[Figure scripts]
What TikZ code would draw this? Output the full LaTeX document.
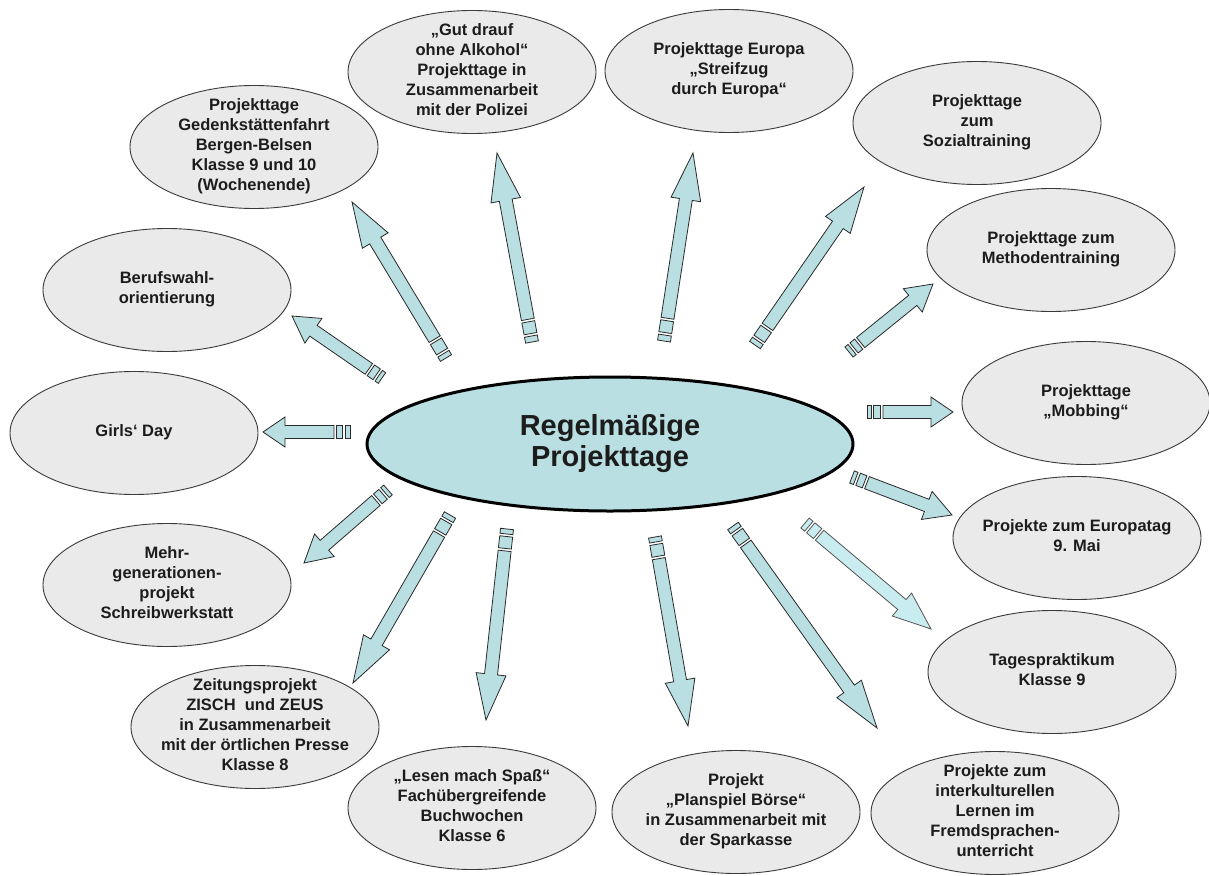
\documentclass[tikz,border=0pt]{standalone}
\usepackage{fontspec}
\setmainfont{Liberation Sans}
\usetikzlibrary{shapes.geometric,calc}

\definecolor{bubfill}{HTML}{EAEAEA}
\definecolor{bubline}{HTML}{3A3A3A}
\definecolor{hubfill}{HTML}{B9DFE2}
\definecolor{arrfill}{HTML}{B9DFE2}
\definecolor{arrfilllight}{HTML}{C8ECEF}
\definecolor{arrline}{HTML}{2A2A2A}
\definecolor{txt}{HTML}{1C1C1C}

% centred multi-line text that does not enlarge the ellipse around it
\newcommand\bubtext[1]{\smash{\raisebox{-4pt}{\makebox[0pt]{\begin{tabular}{@{}c@{}}#1\end{tabular}}}}}

% striped block arrow from a tail coordinate to a tip coordinate
% #1 tail, #2 tip, #3 head length, #4 outer stripe, #5 inner stripe, #6 style
\newcommand\stripedarrow[6]{%
  \path let \p1=(#1), \p2=(#2) in \pgfextra{%
    \pgfmathsetmacro\arAng{atan2(\y2-\y1,\x2-\x1)}%
    \pgfmathsetmacro\arLen{veclen(\x2-\x1,\y2-\y1)}%
    \xdef\arAng{\arAng}\xdef\arLen{\arLen}};
  \begin{scope}[shift={(#1)}, rotate=\arAng, x=1pt, y=1pt]
    \pgfmathsetmacro\arA{#4}
    \pgfmathsetmacro\arB{#4+2.5}
    \pgfmathsetmacro\arC{#4+2.5+#5}
    \pgfmathsetmacro\arD{#4+5+#5}
    \pgfmathsetmacro\arE{\arLen-#3}
    \draw[#6] (0,-6.5) rectangle (\arA,6.5);
    \draw[#6] (\arB,-6.5) rectangle (\arC,6.5);
    \draw[#6] (\arD,-6.5) -- (\arE,-6.5) -- (\arE,-15) -- (\arLen,0)
      -- (\arE,15) -- (\arE,6.5) -- (\arD,6.5) -- cycle;
  \end{scope}}

\tikzset{
  bub/.style={ellipse, draw=bubline, fill=bubfill, line width=0.9pt,
    minimum width=248pt, minimum height=123pt, inner sep=0pt, text=txt,
    font=\fontsize{16.5}{20}\selectfont\bfseries},
  hub/.style={ellipse, draw=black, line width=3pt, fill=hubfill,
    minimum width=486pt, minimum height=134pt, inner sep=0pt, align=center,
    text=txt, font=\fontsize{29}{31}\selectfont\bfseries},
  arr/.style={fill=arrfill, draw=arrline, line width=0.8pt, line join=miter},
  arrlight/.style={fill=arrfilllight, draw=arrline!80, line width=0.8pt, line join=miter},
}

\begin{document}
\begin{tikzpicture}[x=1pt,y=-1pt]
\fill[white] (0,0) rectangle (1209,875);
\useasboundingbox (0,0) rectangle (1209,875);

% centre
\node[hub] (hub) at (610,444) {Regelmäßige\\Projekttage};

% surrounding topics
\node[bub] (gedenk) at (254,147) {\bubtext{Projekttage\\Gedenkstättenfahrt\\Bergen-Belsen\\Klasse 9 und 10\\(Wochenende)}};
\node[bub] (gutdrauf) at (472,72) {\bubtext{„Gut drauf\\ohne Alkohol“\\Projekttage in\\Zusammenarbeit\\mit der Polizei}};
\node[bub] (europa) at (729,71) {\bubtext{Projekttage Europa\\„Streifzug\\durch Europa“}};
\node[bub] (sozial) at (977,123) {\bubtext{Projekttage\\zum\\Sozialtraining}};
\node[bub] (methoden) at (1051,250) {\bubtext{Projekttage zum\\Methodentraining}};
\node[bub] (mobbing) at (1086,403) {\bubtext{Projekttage\\„Mobbing“}};
\node[bub] (europatag) at (1077,538) {\bubtext{Projekte zum Europatag\\9. Mai}};
\node[bub] (tages) at (1052,672) {\bubtext{Tagespraktikum\\Klasse 9}};
\node[bub] (interkult) at (995,813) {\bubtext{Projekte zum\\interkulturellen\\Lernen im\\Fremdsprachen-\\unterricht}};
\node[bub] (planspiel) at (736,812) {\bubtext{Projekt\\„Planspiel Börse“\\in Zusammenarbeit mit\\der Sparkasse}};
\node[bub] (lesen) at (472,808) {\bubtext{„Lesen mach Spaß“\\Fachübergreifende\\Buchwochen\\Klasse 6}};
\node[bub] (zeitung) at (255,727) {\bubtext{Zeitungsprojekt\\ZISCH\ \ und ZEUS\\in Zusammenarbeit\\mit der örtlichen Presse\\Klasse 8}};
\node[bub] (mehrgen) at (167,585) {\bubtext{Mehr-\\generationen-\\projekt\\Schreibwerkstatt}};
\node[bub] (girls) at (134,433) {\bubtext{Girls‘ Day}};
\node[bub] (beruf) at (167,290) {\bubtext{Berufswahl-\\orientierung}};

% arrow tails (near the centre) and tips (near the topics)
\coordinate (t1) at (446,358);  \coordinate (h1) at (352,202);
\coordinate (t2) at (532,342);  \coordinate (h2) at (497,153);
\coordinate (t3) at (664,341);  \coordinate (h3) at (693,153);
\coordinate (t4) at (755,345);  \coordinate (h4) at (864,187);
\coordinate (t5) at (849,352);  \coordinate (h5) at (933,284);
\coordinate (t6) at (867,412);  \coordinate (h6) at (953,412);
\coordinate (t7) at (852,477);  \coordinate (h7) at (952,515);
\coordinate (t8) at (805,523);  \coordinate (h8) at (931,629);
\coordinate (t9) at (733,526);  \coordinate (h9) at (877,728);
\coordinate (t10) at (655,537); \coordinate (h10) at (688,726);
\coordinate (t11) at (507,529); \coordinate (h11) at (486,720);
\coordinate (t12) at (450,515); \coordinate (h12) at (353,683);
\coordinate (t13) at (388,490); \coordinate (h13) at (304,563);
\coordinate (t14) at (350,432); \coordinate (h14) at (263,432);
\coordinate (t15) at (382,378); \coordinate (h15) at (292,316);

\stripedarrow{t1}{h1}{45}{5}{12}{arr}
\stripedarrow{t2}{h2}{48}{6}{12}{arr}
\stripedarrow{t3}{h3}{47}{6}{12}{arr}
\stripedarrow{t4}{h4}{46}{5}{12}{arr}
\stripedarrow{t5}{h5}{26}{4}{6}{arr}
\stripedarrow{t6}{h6}{22}{4}{7}{arr}
\stripedarrow{t7}{h7}{27}{4}{7}{arr}
\stripedarrow{t8}{h8}{38}{5}{9}{arrlight}
\stripedarrow{t9}{h9}{48}{5}{12}{arr}
\stripedarrow{t10}{h10}{46}{5}{12}{arr}
\stripedarrow{t11}{h11}{46}{5}{12}{arr}
\stripedarrow{t12}{h12}{47}{5}{12}{arr}
\stripedarrow{t13}{h13}{27}{4}{7}{arr}
\stripedarrow{t14}{h14}{22}{5}{6}{arr}
\stripedarrow{t15}{h15}{26}{4}{7}{arr}
\end{tikzpicture}
\end{document}
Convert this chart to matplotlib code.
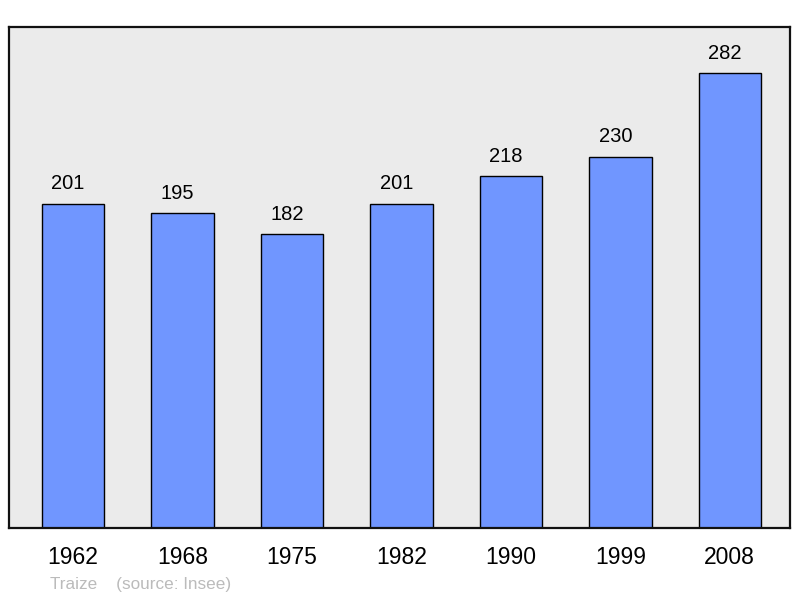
import matplotlib
matplotlib.use("Agg")
import matplotlib.pyplot as plt

years = ["1962", "1968", "1975", "1982", "1990", "1999", "2008"]
population = [201, 195, 182, 201, 218, 230, 282]

plt.rcParams["font.family"] = ["Liberation Sans", "DejaVu Sans"]

fig = plt.figure(figsize=(8, 5.98), dpi=100)
ax = fig.add_axes([9 / 800, 70 / 598, 781 / 800, 501 / 598])
ax.set_facecolor("#ebebeb")

x = list(range(len(years)))
ax.bar(x, population, width=0.57, color="#7096ff", edgecolor="black", linewidth=1.0)
# value labels sit a little left of the bar centre, as in the original
for xi, v in zip(x, population):
    ax.annotate(str(v), (xi, v), xytext=(-3.6, 7.5), textcoords="offset points",
                ha="center", va="bottom", fontsize=14.5)

ax.set_xlim(-0.585, 6.55)
ax.set_ylim(0, 310.5)
ax.set_xticks(x)
ax.set_xticklabels(years, fontsize=16.5)
ax.tick_params(axis="x", length=0, pad=13)
ax.set_yticks([])
for s in ax.spines.values():
    s.set_linewidth(1.6)
    s.set_color("#111111")

fig.text(50 / 800, 1 - 585 / 598, "Traize    (source: Insee)", color="#bbbbbb",
         fontsize=12.3, va="center", ha="left")

fig.savefig("out.png", dpi=100)
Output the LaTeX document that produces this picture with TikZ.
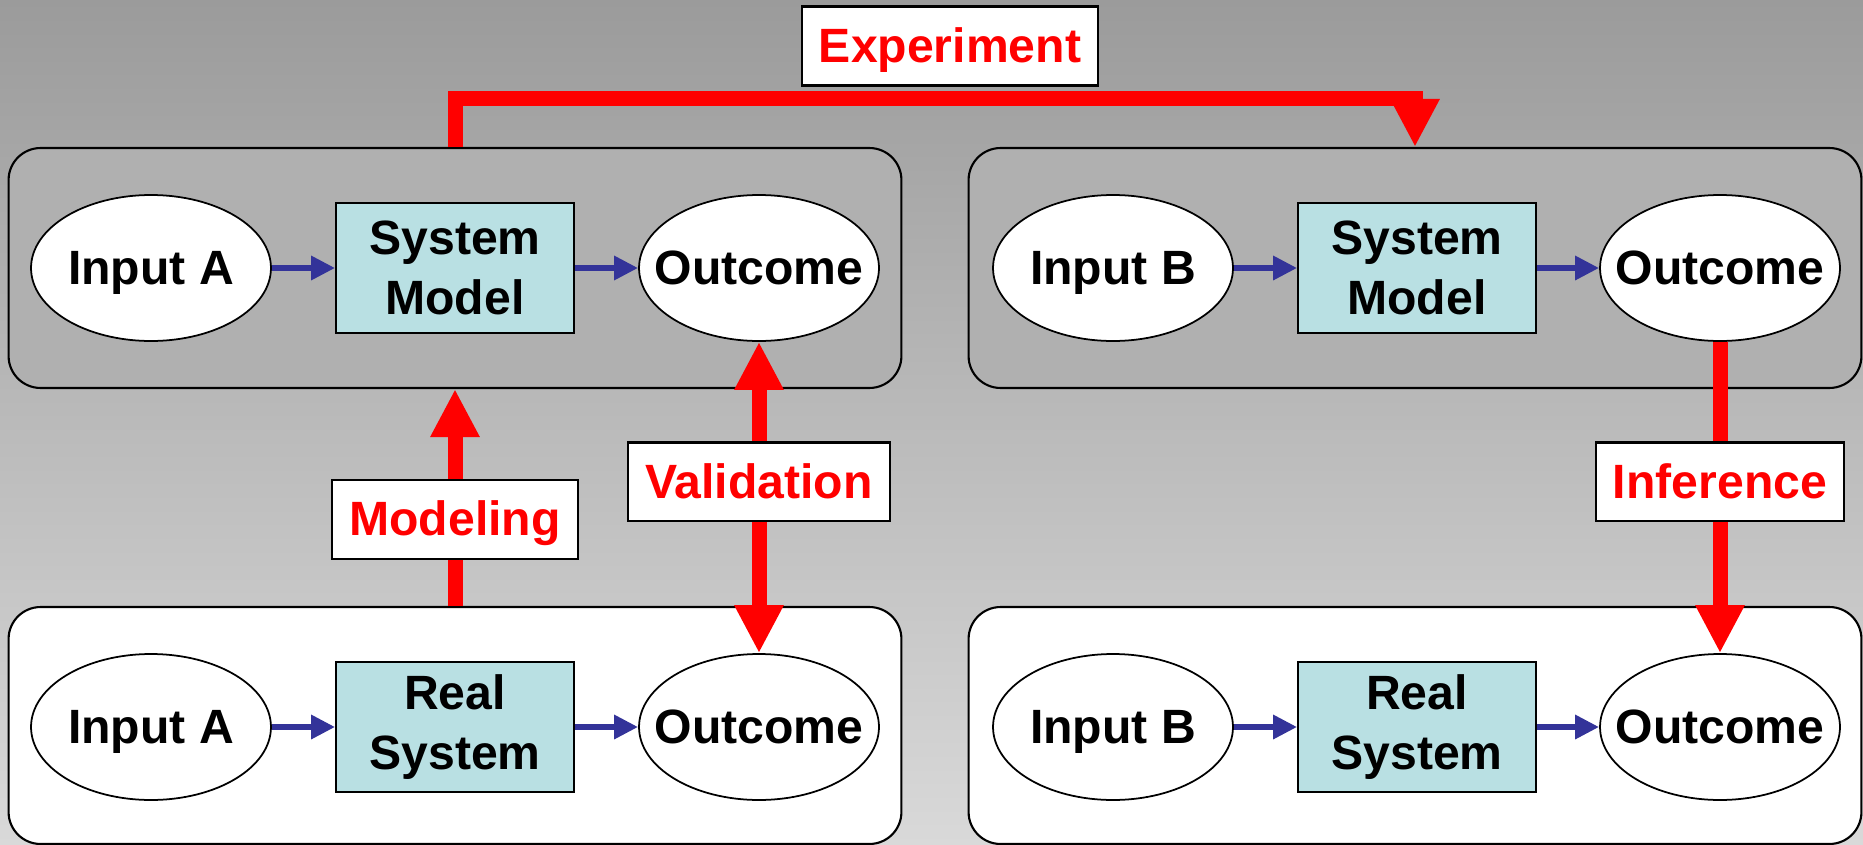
\documentclass[tikz,border=0pt]{standalone}
\usepackage{fontspec}
\setmainfont{Liberation Sans}
\usetikzlibrary{shapes.geometric, arrows.meta}
\definecolor{bgtop}{RGB}{155,155,155}
\definecolor{bgmid}{RGB}{198,198,198}
\definecolor{bgbot}{RGB}{217,217,217}
\definecolor{panelgray}{RGB}{176,176,176}
\definecolor{boxcyan}{RGB}{185,224,227}
\definecolor{flowblue}{RGB}{51,51,153}
\newcommand{\bigfont}{\fontsize{27.4}{34}\selectfont\bfseries}

\begin{document}
\begin{tikzpicture}[x=0.02cm, y=-0.02cm,
    panel/.style={draw, line width=1.2pt, rounded corners=0.64cm, minimum width=17.86cm, minimum height=4.8cm},
    state/.style={draw, ellipse, fill=white, line width=1pt, minimum width=4.8cm, minimum height=2.92cm, inner xsep=-0.5cm, inner ysep=0pt, text height=19pt, text depth=0pt, font=\bigfont},
    sysbox/.style={draw, rectangle, fill=boxcyan, line width=1pt, minimum width=4.76cm, minimum height=2.6cm, align=center, font=\bigfont},
    tag/.style={draw=black, rectangle, fill=white, line width=1.2pt, text=red, font=\bigfont, minimum height=1.58cm, inner xsep=0.34cm, text height=19pt, text depth=0pt},
    flow/.style={-{Triangle[length=0.48cm, width=0.46cm]}, flowblue, line width=0.12cm},
    redarrow/.style={-{Triangle[length=0.96cm, width=0.92cm]}, red, line width=0.3cm},
    twoway/.style={{Triangle[length=0.96cm, width=0.92cm]}-{Triangle[length=0.96cm, width=0.92cm]}, red, line width=0.3cm}]
    % Background
    \shade[top color=bgtop, middle color=bgmid, bottom color=bgbot] (0,0) rectangle (1863,845);
    \useasboundingbox (0,0) rectangle (1863,845);

    % Panels
    \node[panel, fill=panelgray] (modelPanelA) at (455,268) {};
    \node[panel, fill=panelgray] (modelPanelB) at (1415,268) {};
    \node[panel, fill=white, minimum height=4.74cm] (realPanelA) at (455,725.5) {};
    \node[panel, fill=white, minimum height=4.74cm] (realPanelB) at (1415,725.5) {};

    % Model A
    \node[state] (inA) at (151,268) {Input A};
    \node[sysbox] (simA) at (455,268) {System\\Model};
    \node[state] (outA) at (759,268) {Outcome};

    % Model B
    \node[state] (inB) at (1113,268) {Input B};
    \node[sysbox] (simB) at (1417,268) {System\\Model};
    \node[state] (outB) at (1720,268) {Outcome};

    % Real A
    \node[state] (realInA) at (151,727) {Input A};
    \node[sysbox] (realSysA) at (455,727) {Real\\System};
    \node[state] (realOutA) at (759,727) {Outcome};

    % Real B
    \node[state] (realInB) at (1113,727) {Input B};
    \node[sysbox] (realSysB) at (1417,727) {Real\\System};
    \node[state] (realOutB) at (1720,727) {Outcome};

    % Experiment label
    \node[tag] (expLabel) at (950,46) {Experiment};

    % Arrows
    \draw[flow] (inA) -- (simA);
    \draw[flow] (simA) -- (outA);
    \draw[flow] (inB) -- (simB);
    \draw[flow] (simB) -- (outB);
    \draw[flow] (realInA) -- (realSysA);
    \draw[flow] (realSysA) -- (realOutA);
    \draw[flow] (realInB) -- (realSysB);
    \draw[flow] (realSysB) -- (realOutB);
    \draw[redarrow] (modelPanelA.north) -- ++(0,-48) -| (modelPanelB.north);
    \draw[redarrow] (realPanelA.north) -- (modelPanelA.south) node[tag, pos=0.4] {Modeling};
    \draw[twoway] (realOutA.north) -- (outA.south) node[tag, pos=0.55] {Validation};
    \draw[redarrow] (outB.south) -- (realOutB.north) node[tag, pos=0.45] {Inference};
\end{tikzpicture}
\end{document}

WHAT IS REQUIRED: Take every line above carrying "Output" and return it.

FINAL ANSWER:
What TikZ code would draw this? Output the full LaTeX document.
Output the LaTeX document that produces this picture with TikZ.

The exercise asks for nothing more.